5 gennaio 2019

LA STELLA DEL MISERO


Epifania del Signore 
Conosciamo bene la storia della stella cometa, che apparsa ai re magi a tempo debito, permette loro di arrivare al cospetto del Re dei re, così come ci viene narrato dai Vangeli. E’ una stella importante e giustamente viene messa in rilievo anche nei presepi e nei racconti favolistici che ci offrono quell’alone di mistero e di magia che tanto affascinano la nostra fantasia. C’è invece una stella, ancora più lucente, che brilla in eterno per indicare la vera strada a tutti gli uomini, soprattutto i più bisognosi:
“…perché egli libererà il misero che invoca e il povero che non trova aiuto. Abbia pietà del debole e del misero e salvi la vita dei miseri. (dal Salmo 71)
Questa stella si manifesta su una culla di paglia, nelle sembianze di un neonato, ed attira a sé proprio i più miseri fra gli uomini, quelli che non si vantano delle proprie ricchezze e del proprio potere, quelli che non bestemmiano il cielo per la loro condizione di vita, quelli, insomma che sanno mettersi in viaggio, si direbbe oggi, in gioco, indipendentemente dal luogo di partenza. Sono miseri perché si fidano, come i pastori, sono miseri perché offrono ciò che hanno, come i Re Magi, sono miseri perché sanno rispondere alla chiamata:
“…le genti sono chiamate, in Cristo Gesù, a condividere la stessa eredità, a formare lo stesso corpo ed ad essere partecipi della stessa promessa per mezzo del Vangelo.” (dalla Lettera agli Efesini)

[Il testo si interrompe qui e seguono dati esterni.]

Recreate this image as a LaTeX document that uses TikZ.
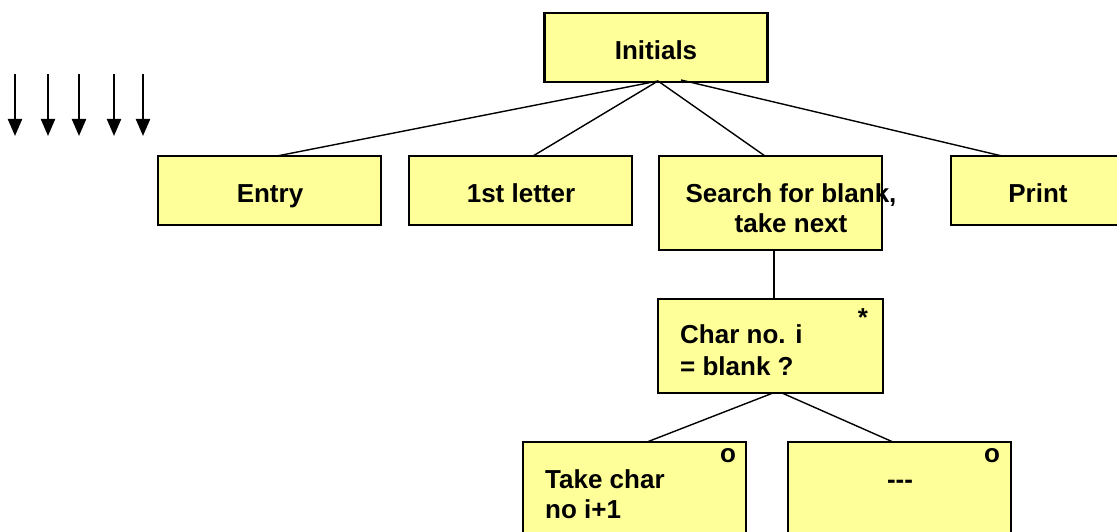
\documentclass[tikz,border=0pt]{standalone}
\usepackage{fontspec}
\setmainfont{Liberation Sans}
\usetikzlibrary{arrows.meta}
\definecolor{boxfill}{HTML}{FFFF99}
\tikzset{
  box/.style={draw=black, line width=2.2pt, fill=boxfill, minimum width=223pt, minimum height=69pt, inner sep=0pt},
  tall/.style={minimum height=94pt},
  txt/.style={font=\bfseries\fontsize{26}{31}\selectfont, inner sep=0pt, anchor=base},
  conn/.style={line width=1.4pt},
  flow/.style={line width=2.2pt, -{Triangle[length=17pt,width=14pt]}}
}
\begin{document}
\begin{tikzpicture}[x=1pt,y=-1pt]
\useasboundingbox (0,0) rectangle (1117,532);
\clip (0,0) rectangle (1117,532);

% boxes
\node[box] (init) at (656,47.5) {};
\node[box] (entry) at (269.5,190.5) {};
\node[box] (first) at (520.5,190.5) {};
\node[box,tall] (search) at (770.5,203) {};
\node[box] (print) at (1062.5,190.5) {};
\node[box,tall,minimum width=225pt] (char) at (770.5,346) {};
\node[box,tall] (take) at (634.5,489) {};
\node[box,tall] (dash) at (899.5,489) {};

% texts
\node[txt] (tInit) at (656,60) {Initials};
\node[txt] (tEntry) at (270,203) {Entry};
\node[txt] (tFirst) at (521,202) {1st letter};
\node[txt] (tSearchA) at (791,202) {Search for blank,};
\node[txt] (tSearchB) at (791,232) {take next};
\node[txt] (tPrint) at (1038,202) {Print};
\node[txt,anchor=base west] (tCharA) at (680,343) {Char no. i};
\node[txt,anchor=base west] (tCharB) at (680,375) {= blank ?};
\node[txt] (tStar) at (863,326) {*};
\node[txt,anchor=base west] (tTakeA) at (545,488) {Take char};
\node[txt,anchor=base west] (tTakeB) at (545,518) {no i+1};
\node[txt] (tO1) at (728,462) {o};
\node[txt] (tDash) at (900,488) {-{}-{}-};
\node[txt] (tO2) at (992,462) {o};

% connector end points
\coordinate (iL) at (658,81);
\coordinate (iR) at (681,80);
\coordinate (eT) at (277,156);
\coordinate (fT) at (533,156);
\coordinate (sT) at (765,156);
\coordinate (pT) at (1002,156);
\coordinate (sB) at (774,250);
\coordinate (cT) at (774,299);
\coordinate (cBL) at (773,393);
\coordinate (cBR) at (782,393);
\coordinate (tT) at (647,442);
\coordinate (dT) at (893,442);

\draw[conn] (iL) -- (eT);
\draw[conn] (iL) -- (fT);
\draw[conn] (iL) -- (sT);
\draw[conn] (iR) -- (pT);
\draw[conn] (sB) -- (cT);
\draw[conn] (cBL) -- (tT);
\draw[conn] (cBR) -- (dT);

% flow arrows
\foreach \n/\x in {1/15,2/48,3/79,4/114,5/143}{
  \coordinate (a\n s) at (\x,74);
  \coordinate (a\n e) at (\x,136);
  \draw[flow] (a\n s) -- (a\n e);
}
\end{tikzpicture}
\end{document}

E’ la promessa che si concretizza nel fondamento della Chiesa, costituita da Gesù Cristo stesso sulla roccia di un misero pescatore. Per questo non è possibile alcuna speculazione sociologica sull’impatto che la Buona Novella dei Vangeli ha avuto e avrà sulla vita delle civiltà. Non ha portato alcuna rivoluzione, se non un modo diverso di rapportarsi con Dio perché chiamati, tutti indistintamente, da Lui stesso:
“…alza gli occhi intorno e guarda: tutti costoro si sono radunati, vengono a te. I tuoi figli vengono da lontano, le tue figlie sono portate in braccio.” (dal Libro del Profeta Isaia)
Anche noi ci raduniamo ogni domenica attorno al sacerdote per partecipare del Sacrificio che solo lui, il sacerdote, l’alter Cristus, può celebrare per il merito del Figlio di Dio. Anche noi veniamo da lontano e non guardiamo alle vesti che portiamo, siamo solo preoccupati di portare con noi i più deboli, i più indifesi fra di noi, li portiamo in braccio, li portiamo nei nostri grembi. Se solo giustificassimo anche una sola dimenticanza, anche solo un abbandono, un rifiuto, il peccato conseguente ci cancellerebbe da quella adunanza. Potremo anche essere presenti fisicamente ma è come se non ci fossimo. Non potremmo contemplare la sua gloria perché saremmo come Erode:
“…e quando lo avrete trovato, fatemelo sapere, perché anch’io venga ad adorarlo.” (dal Vangelo di Matteo) Sappiamo quale era la sua intenzione, sappiamo bene quali sono le prospettive di chi si presenta all’adunanza e non sa inginocchiarsi:
“…entrati nella casa, videro il bambino con Maria sua madre, si prostrarono e lo adorarono. Poi aprirono i loro scrigni e gli offrirono…” (dal Vangelo di Matteo)
Chi non sa inginocchiarsi davanti al Santissimo e non lo adora, oltre che con le parole anche con il corpo, non è misero, non è capace di offrire il suo cuore, al limite solo la sua magnificenza che al Buon Dio proprio non serve.
Gesù, nelle sembianze di quel Bambinello, chiede, invece, di guardare a Lui per conoscere il Padre, di stringere le sue manine per non abbandonare alcuna mano che si protende verso le tue, di sorridere alla vita perché attraverso la nostra vita arriveremo alla sua eterna presenza. Per questo il dono che anche noi possiamo deporre ai piedi della sua culla, oggi in questo giorno della sua manifestazione, tratto dallo scrigno che è il nostro cuore, non può che essere, semplicemente, la nostra stessa misera vita.